I’m entirely approaching this from part II of the question. Part I is even easier. I can’t — in my wildest dreams — imagine falling in love with two people at once. Once I’m in love with one, that person IS my other half. It’s not a romantic view; it’s simply an acknowledgment that I couldn’t bisect myself that way. We’re talking about love here. I can totally imagine myself having a meaningless, sexual affair. (Not that I would, but I can imagine it.)
But I know I’m extreme in this way. I here people talk about their work friends and their childhood friends and their family and their… And I imagine people who are comfortable and able to live like this (e.g. most people) don’t give all of themselves to all of these groups. I wonder, if I was generally used to holding back parts of myself (and yet still being friends), if I’d answer this question differently.
I couldn’t do it: I’m bad at lying and I hate having to keep secrets. Also, I think serious romantic relationships take–if not more than 50% of one’s time–more than 50% of the amount of energy I’m willing to devote to maintain serious romantic relationships.
I can’t manage one romantic relationship and it hurts my brain to even ponder managing two simultaneously, so the first scenario is out.
The second scenario sounds much more plausible to me. In fact, the secrecy of it sounds downright compelling. Where do I sign up?
Yeah, the lying thing would really get me. Which is sort odd. I used to lie a lot when I was younger - it was cool to twist the truth, it was cool to get away with stuff. But there was also something really destructive about keeping people away, which is what lying does, and now I basically can’t stand to even lie by omission. The brutally-honest thing has gotten me into quite a few fixes and I’m still finding the balance between “socially acceptible flattery/falsehood” and “what I really think”. If I were forced to lie to people I cared about, that would pretty much kill me mentally, I think.
And yeah, goingonit has a good point. I get really invested in relationships and couldn’t imagine throttling back - 80% of 50% is only 40%. Not very… yeah.
While not with those two specific examples, I can safely say that I’m capable of leading two lives.
No way.
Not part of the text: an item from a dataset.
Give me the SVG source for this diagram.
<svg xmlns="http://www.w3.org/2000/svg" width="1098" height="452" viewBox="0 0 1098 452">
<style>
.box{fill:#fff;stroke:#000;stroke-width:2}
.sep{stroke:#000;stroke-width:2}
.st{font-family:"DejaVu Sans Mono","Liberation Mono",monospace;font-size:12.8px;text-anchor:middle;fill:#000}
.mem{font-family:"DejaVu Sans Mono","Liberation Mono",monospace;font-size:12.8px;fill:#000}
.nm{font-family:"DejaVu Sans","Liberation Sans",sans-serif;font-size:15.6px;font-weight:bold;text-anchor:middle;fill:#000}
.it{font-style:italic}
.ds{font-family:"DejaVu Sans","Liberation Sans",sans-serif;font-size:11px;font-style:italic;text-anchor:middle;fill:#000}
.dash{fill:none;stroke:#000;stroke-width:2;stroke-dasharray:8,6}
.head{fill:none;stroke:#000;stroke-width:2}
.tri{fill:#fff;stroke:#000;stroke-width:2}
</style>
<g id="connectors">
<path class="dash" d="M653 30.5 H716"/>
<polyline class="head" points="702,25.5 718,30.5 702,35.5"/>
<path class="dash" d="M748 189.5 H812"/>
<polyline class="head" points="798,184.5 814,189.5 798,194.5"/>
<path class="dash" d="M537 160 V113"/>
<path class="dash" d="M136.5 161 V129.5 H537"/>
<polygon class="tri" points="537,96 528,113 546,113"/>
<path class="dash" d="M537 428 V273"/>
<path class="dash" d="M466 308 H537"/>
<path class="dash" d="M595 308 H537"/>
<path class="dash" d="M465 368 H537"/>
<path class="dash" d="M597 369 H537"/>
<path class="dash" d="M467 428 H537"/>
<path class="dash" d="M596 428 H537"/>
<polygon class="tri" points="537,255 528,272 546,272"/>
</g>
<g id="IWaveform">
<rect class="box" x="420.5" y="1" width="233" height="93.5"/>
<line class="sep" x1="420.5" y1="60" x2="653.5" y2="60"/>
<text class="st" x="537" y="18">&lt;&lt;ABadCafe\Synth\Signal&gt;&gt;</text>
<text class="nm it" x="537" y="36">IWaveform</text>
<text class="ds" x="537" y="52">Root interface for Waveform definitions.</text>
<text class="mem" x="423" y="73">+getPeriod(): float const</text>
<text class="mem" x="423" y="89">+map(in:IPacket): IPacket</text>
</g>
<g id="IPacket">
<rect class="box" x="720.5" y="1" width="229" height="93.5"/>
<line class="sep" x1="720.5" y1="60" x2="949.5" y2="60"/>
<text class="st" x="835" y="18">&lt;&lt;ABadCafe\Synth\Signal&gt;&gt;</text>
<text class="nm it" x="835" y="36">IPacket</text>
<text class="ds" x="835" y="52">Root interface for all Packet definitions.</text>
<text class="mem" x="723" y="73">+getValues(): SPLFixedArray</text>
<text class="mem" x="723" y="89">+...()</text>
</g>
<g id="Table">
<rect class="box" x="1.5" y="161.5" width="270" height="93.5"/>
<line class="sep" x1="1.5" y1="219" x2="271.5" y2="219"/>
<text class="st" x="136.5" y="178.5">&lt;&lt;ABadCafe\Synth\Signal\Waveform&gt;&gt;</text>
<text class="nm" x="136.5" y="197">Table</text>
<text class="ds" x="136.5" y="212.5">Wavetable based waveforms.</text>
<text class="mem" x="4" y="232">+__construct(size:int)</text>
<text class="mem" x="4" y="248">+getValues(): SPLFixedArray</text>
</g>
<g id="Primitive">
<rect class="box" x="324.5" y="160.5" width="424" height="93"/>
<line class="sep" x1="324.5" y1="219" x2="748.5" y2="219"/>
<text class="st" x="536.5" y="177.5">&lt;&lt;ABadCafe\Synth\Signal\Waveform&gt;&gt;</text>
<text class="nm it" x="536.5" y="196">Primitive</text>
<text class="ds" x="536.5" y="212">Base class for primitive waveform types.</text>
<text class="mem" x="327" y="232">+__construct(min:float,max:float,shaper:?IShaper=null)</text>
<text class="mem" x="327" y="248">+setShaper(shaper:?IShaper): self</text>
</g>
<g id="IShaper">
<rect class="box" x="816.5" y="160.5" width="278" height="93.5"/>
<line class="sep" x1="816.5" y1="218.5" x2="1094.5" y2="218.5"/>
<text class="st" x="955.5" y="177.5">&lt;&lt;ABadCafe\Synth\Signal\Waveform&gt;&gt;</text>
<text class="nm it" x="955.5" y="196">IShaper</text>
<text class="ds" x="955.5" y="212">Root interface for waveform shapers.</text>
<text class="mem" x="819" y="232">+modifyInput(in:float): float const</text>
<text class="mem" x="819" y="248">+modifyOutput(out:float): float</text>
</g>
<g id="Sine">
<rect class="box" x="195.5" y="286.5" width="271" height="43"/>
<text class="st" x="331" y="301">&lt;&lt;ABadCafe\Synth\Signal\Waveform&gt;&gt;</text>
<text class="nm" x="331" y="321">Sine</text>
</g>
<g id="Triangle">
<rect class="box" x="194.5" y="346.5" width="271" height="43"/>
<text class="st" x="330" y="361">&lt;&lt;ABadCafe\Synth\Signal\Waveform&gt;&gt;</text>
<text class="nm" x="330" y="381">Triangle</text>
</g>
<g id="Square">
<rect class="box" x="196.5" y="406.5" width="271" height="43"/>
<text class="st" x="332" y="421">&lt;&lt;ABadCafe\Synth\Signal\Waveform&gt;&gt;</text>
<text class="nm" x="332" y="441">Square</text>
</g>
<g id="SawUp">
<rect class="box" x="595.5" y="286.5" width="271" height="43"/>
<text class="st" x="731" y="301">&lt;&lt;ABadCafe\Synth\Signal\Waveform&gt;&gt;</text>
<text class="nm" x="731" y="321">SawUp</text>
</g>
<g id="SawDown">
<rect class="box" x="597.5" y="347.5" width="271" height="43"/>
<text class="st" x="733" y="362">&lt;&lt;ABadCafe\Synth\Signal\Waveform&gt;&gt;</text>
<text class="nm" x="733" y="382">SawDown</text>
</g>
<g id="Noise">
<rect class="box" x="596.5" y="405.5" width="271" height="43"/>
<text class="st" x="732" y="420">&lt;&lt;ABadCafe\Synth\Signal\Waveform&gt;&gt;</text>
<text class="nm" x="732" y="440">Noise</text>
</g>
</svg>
I’m a lousy liar and have trouble juggling much simpler multi-tasks without getting stressed and confused. The first scenario is especially horrendous because dating at all . . . ugh.
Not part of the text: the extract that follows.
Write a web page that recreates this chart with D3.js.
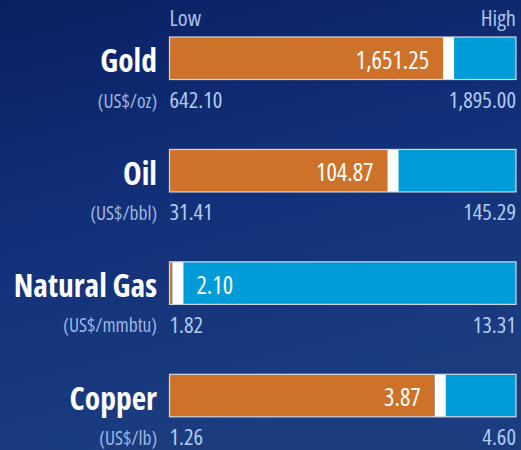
<!DOCTYPE html>
<html><head><meta charset="utf-8">
<script src="https://cdn.jsdelivr.net/npm/d3@7"></script>
<style>html,body{margin:0;padding:0;background:#0c2466;overflow:hidden} text{font-stretch:condensed}</style>
</head><body><svg id="c" width="521" height="450"></svg>
<script>
const categories = ["Gold", "Oil", "Natural Gas", "Copper"];
const units = ["(US$/oz)", "(US$/bbl)", "(US$/mmbtu)", "(US$/lb)"];
const lows = [642.10, 31.41, 1.82, 1.26];
const highs = [1895.00, 145.29, 13.31, 4.60];
const currents = [1651.25, 104.87, 2.10, 3.87];
const lowLabels = ["642.10", "31.41", "1.82", "1.26"];
const highLabels = ["1,895.00", "145.29", "13.31", "4.60"];
const currentLabels = ["1,651.25", "104.87", "2.10", "3.87"];
const headers = ["Low", "High"];

const W = 521, H = 450;
const svg = d3.select("#c");
const FONT = "'Open Sans','Roboto',sans-serif";

const defs = svg.append("defs");
const g = defs.append("linearGradient").attr("id","bg").attr("x1","0").attr("y1","0").attr("x2","0.3").attr("y2","1");
g.append("stop").attr("offset","0").attr("stop-color","#0a2062");
g.append("stop").attr("offset","0.5").attr("stop-color","#12307a");
g.append("stop").attr("offset","1").attr("stop-color","#1b3d80");
svg.append("rect").attr("width",W).attr("height",H).attr("fill","url(#bg)");

const x0 = 169.5, x1 = 516;
const bandH = 42.5;
const y = d3.scalePoint().domain(categories).range([37, 374.3]);

svg.append("text").attr("x",x0).attr("y",26).text(headers[0])
  .attr("font-family",FONT).attr("font-size",22.5).attr("fill","#a9c2e6");
svg.append("text").attr("x",x1).attr("y",26).attr("text-anchor","end").text(headers[1])
  .attr("font-family",FONT).attr("font-size",22.5).attr("fill","#a9c2e6");

const markerW = 11;
categories.forEach((cat, i) => {
  const sx = d3.scaleLinear().domain([lows[i], highs[i]]).range([x0, x1]);
  const top = y(cat);
  const cx = sx(currents[i]);
  const row = svg.append("g");
  row.append("rect").attr("x",x0).attr("y",top).attr("width",x1-x0).attr("height",bandH)
    .attr("fill","#009bd9");
  row.append("rect").attr("x",x0).attr("y",top).attr("width",Math.max(0,cx-markerW/2-x0)).attr("height",bandH)
    .attr("fill","#ce722a");
  row.append("rect").attr("x",cx-markerW/2).attr("y",top).attr("width",markerW).attr("height",bandH)
    .attr("fill","#ffffff");
  row.append("rect").attr("x",x0).attr("y",top).attr("width",x1-x0).attr("height",bandH)
    .attr("fill","none").attr("stroke","#d4d8e0").attr("stroke-width",1.2);
  const leftSpace = cx - markerW/2 - x0;
  const vt = row.append("text").attr("y",top+bandH/2+10.5).text(currentLabels[i])
    .attr("font-family",FONT).attr("font-size",24.5).attr("fill","#ffffff");
  if (leftSpace > 80) vt.attr("x",cx-markerW/2-14).attr("text-anchor","end");
  else vt.attr("x",cx+markerW/2+13).attr("text-anchor","start");
  row.append("text").attr("x",157).attr("y",top+bandH/2+14).attr("text-anchor","end").text(cat)
    .attr("font-family",FONT).attr("font-weight","bold").attr("font-size",31.5).attr("fill","#ffffff");
  row.append("text").attr("x",157).attr("y",top+bandH+28).attr("text-anchor","end").text(units[i])
    .attr("font-family",FONT).attr("font-size",19.5).attr("fill","#9db6de");
  row.append("text").attr("x",x0).attr("y",top+bandH+28.5).text(lowLabels[i])
    .attr("font-family",FONT).attr("font-size",22.5).attr("fill","#b3cbee");
  row.append("text").attr("x",x1).attr("y",top+bandH+28.5).attr("text-anchor","end").text(highLabels[i])
    .attr("font-family",FONT).attr("font-size",22.5).attr("fill","#b3cbee");
});
</script></body></html>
I could totally see being a corporate spy. I’ve worked for enough major corporations to see how easy it would be to walk out with documents, disks, mail something via the Post Office, etc. I’d also scope out the employees’ local watering hole and strike up conversations about how crappy management is, or simply sit and listen. Ideally, I’d go in as a low-level temp and wait 3 months after leaving to pass on my information. There’s usually enough turnover at big companies that they’d suspect someone higher up with more access and knowledge. A non-disclosure agreement is only good if you can pin it on someone. I wouldn’t have any qualms about passing on information from companies that spout ethics and taking the high road while screwing over their employees and/or the public.
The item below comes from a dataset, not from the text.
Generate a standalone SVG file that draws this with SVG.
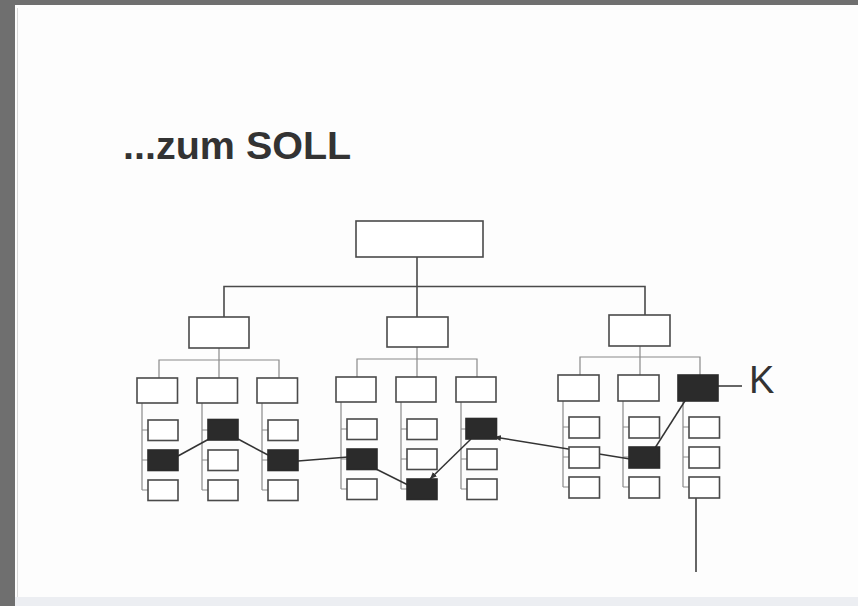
<svg xmlns="http://www.w3.org/2000/svg" width="858" height="606" viewBox="0 0 858 606">
<defs>
<style>
.box{fill:#fff;stroke:#4a4a4a;stroke-width:1.6}
.fill{fill:#2b2b2b;stroke:#2b2b2b;stroke-width:1.6}
.main{fill:none;stroke:#4a4a4a;stroke-width:1.6}
.sub{fill:none;stroke:#8a8a8a;stroke-width:1.2}
.link{fill:none;stroke:#333;stroke-width:1.5}
.title{font-family:"Liberation Sans",Arial,sans-serif;font-weight:bold;font-size:39.5px;fill:#333}
.k{font-family:"Liberation Sans",Arial,sans-serif;font-size:38px;fill:#333}
</style>
<marker id="arr" markerUnits="userSpaceOnUse" markerWidth="8" markerHeight="8" refX="7" refY="4" orient="auto">
<path d="M0,1 L7,4 L0,7 Z" fill="#333"/>
</marker>
</defs>
<rect x="0" y="0" width="858" height="606" fill="#6f6f6f"/>
<rect x="15" y="5" width="843" height="601" fill="#fdfdfd"/>
<rect x="15" y="597" width="843" height="9" fill="#eceef2"/>
<line x1="17.5" y1="8" x2="17.5" y2="597" stroke="#d8d8d8" stroke-width="1"/>

<text class="title" x="123" y="159">...zum SOLL</text>

<g id="connectors">
<path class="main" d="M417,257 V286.5 M224,317 V286.5 H645 V315 M417,286.5 V317"/>
<path class="sub" d="M219,348 V360 M159,378 V360 H279 V378 M219,360 V378"/>
<path class="sub" d="M417,347 V359 M357,377 V359 H477 V377 M417,359 V377"/>
<path class="sub" d="M640,346 V357 M580,375 V357 H700 V375 M640,357 V375"/>
<path class="sub" d="M142,403 V490 M142,430 H148 M142,460 H148 M142,490 H148"/>
<path class="sub" d="M202,403 V490 M202,430 H208 M202,460 H208 M202,490 H208"/>
<path class="sub" d="M262,403 V490 M262,430 H268 M262,460 H268 M262,490 H268"/>
<path class="sub" d="M341,402 V489 M341,429 H347 M341,459 H347 M341,489 H347"/>
<path class="sub" d="M401,402 V489 M401,429 H407 M401,459 H407 M401,489 H407"/>
<path class="sub" d="M461,402 V489 M461,429 H467 M461,459 H467 M461,489 H467"/>
<path class="sub" d="M563,401 V487 M563,427 H569 M563,457 H569 M563,487 H569"/>
<path class="sub" d="M623,401 V487 M623,427 H629 M623,457 H629 M623,487 H629"/>
<path class="sub" d="M683,401 V487 M683,427 H689 M683,457 H689 M683,487 H689"/>
<line class="link" x1="178" y1="456" x2="209" y2="439"/>
<line class="link" x1="238" y1="439" x2="268" y2="455"/>
<line class="link" x1="298" y1="461" x2="348" y2="457"/>
<line class="link" x1="376" y1="469" x2="408" y2="485"/>
<line class="link" x1="471" y1="439" x2="430" y2="479" marker-end="url(#arr)"/>
<line class="link" x1="630" y1="459" x2="494" y2="437" marker-end="url(#arr)"/>
<line class="link" x1="690" y1="393" x2="655" y2="448"/>
<line class="link" x1="718" y1="386" x2="742" y2="386"/>
<line class="link" x1="696" y1="483" x2="696" y2="572"/>
</g>

<g id="top"><rect class="box" x="356" y="221" width="127" height="36"/></g>
<g id="mL"><rect class="box" x="189" y="317" width="60" height="31"/></g>
<g id="mM"><rect class="box" x="387" y="317" width="61" height="30"/></g>
<g id="mR"><rect class="box" x="609" y="315" width="61" height="31"/></g>

<g id="L1"><rect class="box" x="137" y="378" width="40.5" height="25"/></g>
<g id="L2"><rect class="box" x="197" y="378" width="40.5" height="25"/></g>
<g id="L3"><rect class="box" x="257" y="378" width="40.5" height="25"/></g>
<g id="M1"><rect class="box" x="336" y="377" width="40" height="25"/></g>
<g id="M2"><rect class="box" x="396" y="377" width="40" height="25"/></g>
<g id="M3"><rect class="box" x="456" y="377" width="40" height="25"/></g>
<g id="R1"><rect class="box" x="558" y="375" width="41" height="26"/></g>
<g id="R2"><rect class="box" x="618" y="375" width="41" height="26"/></g>
<g id="R3"><rect class="fill" x="678" y="375" width="40" height="26"/></g>

<g id="L1a"><rect class="box" x="148" y="420" width="30" height="20.5"/></g>
<g id="L1b"><rect class="fill" x="148" y="450" width="30" height="20.5"/></g>
<g id="L1c"><rect class="box" x="148" y="480" width="30" height="20.5"/></g>
<g id="L2a"><rect class="fill" x="208" y="419.5" width="30" height="20.5"/></g>
<g id="L2b"><rect class="box" x="208" y="450" width="30" height="20.5"/></g>
<g id="L2c"><rect class="box" x="208" y="480" width="30" height="20.5"/></g>
<g id="L3a"><rect class="box" x="268" y="420" width="30" height="20.5"/></g>
<g id="L3b"><rect class="fill" x="268" y="450" width="30" height="20.5"/></g>
<g id="L3c"><rect class="box" x="268" y="480" width="30" height="20.5"/></g>

<g id="M1a"><rect class="box" x="347" y="419" width="30" height="20.5"/></g>
<g id="M1b"><rect class="fill" x="347" y="449" width="30" height="20.5"/></g>
<g id="M1c"><rect class="box" x="347" y="479" width="30" height="20.5"/></g>
<g id="M2a"><rect class="box" x="407" y="419" width="30" height="20.5"/></g>
<g id="M2b"><rect class="box" x="407" y="449" width="30" height="20.5"/></g>
<g id="M2c"><rect class="fill" x="407" y="479" width="30" height="20.5"/></g>
<g id="M3a"><rect class="fill" x="466" y="418.5" width="30.5" height="20.5"/></g>
<g id="M3b"><rect class="box" x="467" y="449" width="30" height="20.5"/></g>
<g id="M3c"><rect class="box" x="467" y="479" width="30" height="20.5"/></g>

<g id="R1a"><rect class="box" x="569" y="417" width="30.5" height="21"/></g>
<g id="R1b"><rect class="box" x="569" y="447" width="30.5" height="21"/></g>
<g id="R1c"><rect class="box" x="569" y="477" width="30.5" height="21"/></g>
<g id="R2a"><rect class="box" x="629" y="417" width="30.5" height="21"/></g>
<g id="R2b"><rect class="fill" x="629" y="447" width="30.5" height="21"/></g>
<g id="R2c"><rect class="box" x="629" y="477" width="30.5" height="21"/></g>
<g id="R3a"><rect class="box" x="689" y="417" width="30.5" height="21"/></g>
<g id="R3b"><rect class="box" x="689" y="447" width="30.5" height="21"/></g>
<g id="R3c"><rect class="box" x="689" y="477" width="30.5" height="21"/></g>

<text class="k" x="749" y="393">K</text>
</svg>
I’d also work for a government agency if I thought the cause was right and I wouldn’t be exposed as a mole later on. If I absolutely had to keep it a secret from my family, I suppose I could say I’d won some money on a scratch-off ticket.
Love triangle: even if everyone knew and consented, nah. I can’t imagine falling in love with two different people at the same time. Our culture doesn’t really support the concept of polyamory unless you want to join a commune. I’m too private and set in my ways and I like having a long-term companion to share things with. If someone else wants to do it, hey, fine, it makes for great TV (Secret Lives of Women on WE comes to mind).
Keeping it a secret, blech. That’s the stuff nightmares are made of.
I’d tend to say that anybody on MetaFilter who doesn’t have their real name in their profile is already doing a ‘low-impact’ version of a Double Life. Making Wendell my ‘creative’ self (starting way back in College Radio), I have done so on and off for a long time - my 9-to-5 coworkers were almost never aware of my sideline, even when it was very public. But lately I’ve had the opportunity to become Wendell pretty much full time (I only need that other name to sign checks.) It’s not that hard to maintain when the consequences are small, but it did almost get me fired from my day job once.
wendell beat me to the punch on this one, but yeah, I would argue that the character I play on the internet is shaded just differently enough from who I am in reality, that it could be considered my second/ different life.
Trying to do this in real life would be too exhausting though, I don’t think I’d have the ambition to pull it off.
See, there’s where I am different. I pride myself on being the same person on the web as I am in ‘real life’, especially since I don’t make the distinction (being that with work and home I can easily spend 14-16 hours a day on the internet, there’s no room for me to act any different).
I would sooner die than let my family think I worked in sales. And I’m a terrible liar, so the spy life is not for me.
I definitely couldn’t do the first one. I have two very close friends whom I’m always talking to (call them A and B), and like thirty percent of my conversations with A are “B said this the other day, ain’t that crazy?” or, when talking to B, “A did this thing, what do you think of that?” Not being able to bounce emotional developments from one love off of another would eventually make me anxious and pissy all the time.
As for the job one, though: yeah, I could definitely do that. I like deception, and I’m fairly good at it, so it sounds like a blast. Plus, I could use the burden of my secrecy to practice my distant troubled stare. The one where I squint into the horizon as the sun sets, while the wind blows through my hair, and my jaw tightens. “It’s a lonely life, this world of duplicity I’ve chosen,” I would think to myself. “A lonely life… but a necessary one.”
Anyway, I’ve been a low-level bureaucrat in a huge metropolis for the past few years; it wouldn’t surprise me to find out that my family already thinks I’m leading some kind of secret life.